In a recent interview with Brian J. Roberts, 50 Cent explained how he found himself in a number of legal situations over the years. That means legal fees, and when the rapper learned just how much he’s paid in legal fees since coming to fame with Get Rich Or Die Tryin’ in 2003, the number shocked him. “I spent over $23 million legal fees since I’ve had success in 2003. Over $23 million in legal fees. So when you say you successful or that you rich in a different way, that money was just written off as expenses of business. You in it and I’m going, ‘What?’ When I’m looking at it myself, ‘That’s how much you really spent on that?’ I was like, ‘Wow!’” said Fifty who also talked about many topics, including Eminem and 2Pac.

“I put two hip-hop artists right that are really profound, have been really prolific within our culture, that have very similar topics with different responses. Eminem’s mom, the drug usage was part of it, and he would do ‘I’m sorry mama, I never meant to hurt you, I never meant to make you cry but tonight I’m cleanin’ out my closet’ and then 2Pac’s mom, also has some drug usage involved, and he said ‘even though you was a crack fiend, you always was a black queen mama.’ And I think the tones of anger and the difference between in two of them as an artists are…Em’s anger is coming from things that where supposed to be right and Tupac’s statement is almost like a terms of endearment, because it’s like, we were always still all we had.
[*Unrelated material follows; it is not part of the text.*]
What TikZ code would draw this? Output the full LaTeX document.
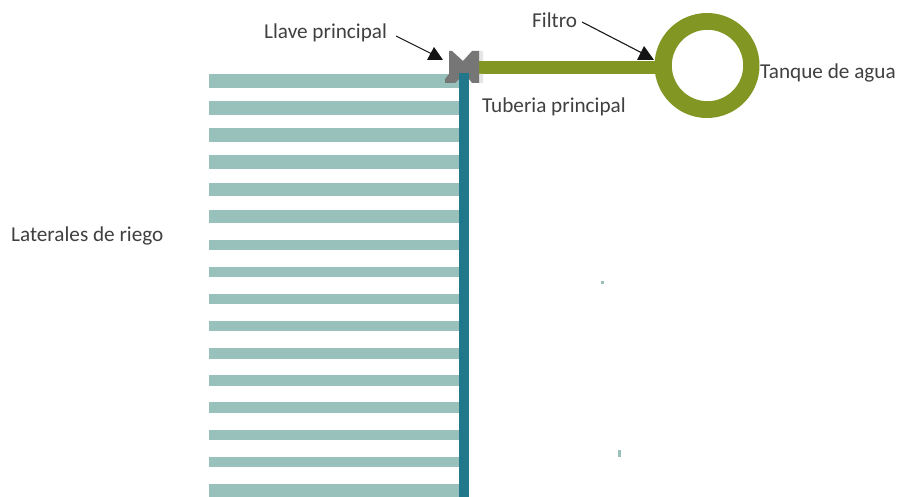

I think the expectations of things going right from a white American perspective versus things accepting the idea of things not going right for African-American perspective, are what makes difference in tones in those records. It’s both the same scenario but different ways of expressing experience because of the difference in two artists.” said 50 Cent.

Then he continues: “I love Em. I don’t think people credit him for everything. I think the growth of our culture should be also a trophy for them. He had those Vanilla Ice situations, those guys that came were not respected and accepted and they were big f—ing artists. Me personally, my career is a fair reflection of my association to Em. Prior to my record coming out, the most solo black male artist sales was five million copies on Tupac’s All Eyez On Me, double CD. It was first time I seen something go diamond. And to have my first album sell 10 million records, if you discredit or disassociate the fact that I did it in association to Eminem who sold 23 million records on The Marshall Mathers LP, you are just a f—ing idiot. He authentically is ours. I love him to death. Ain’t nobody telling me s–t because he’s in tight seconds spot in my life for people who have done things for me who didn’t have to. And when I say this to him, he’s flattered by it. Behind my grandmother taking care of me and looking out for me when she didn’t have to, he’s the person that did that for me.”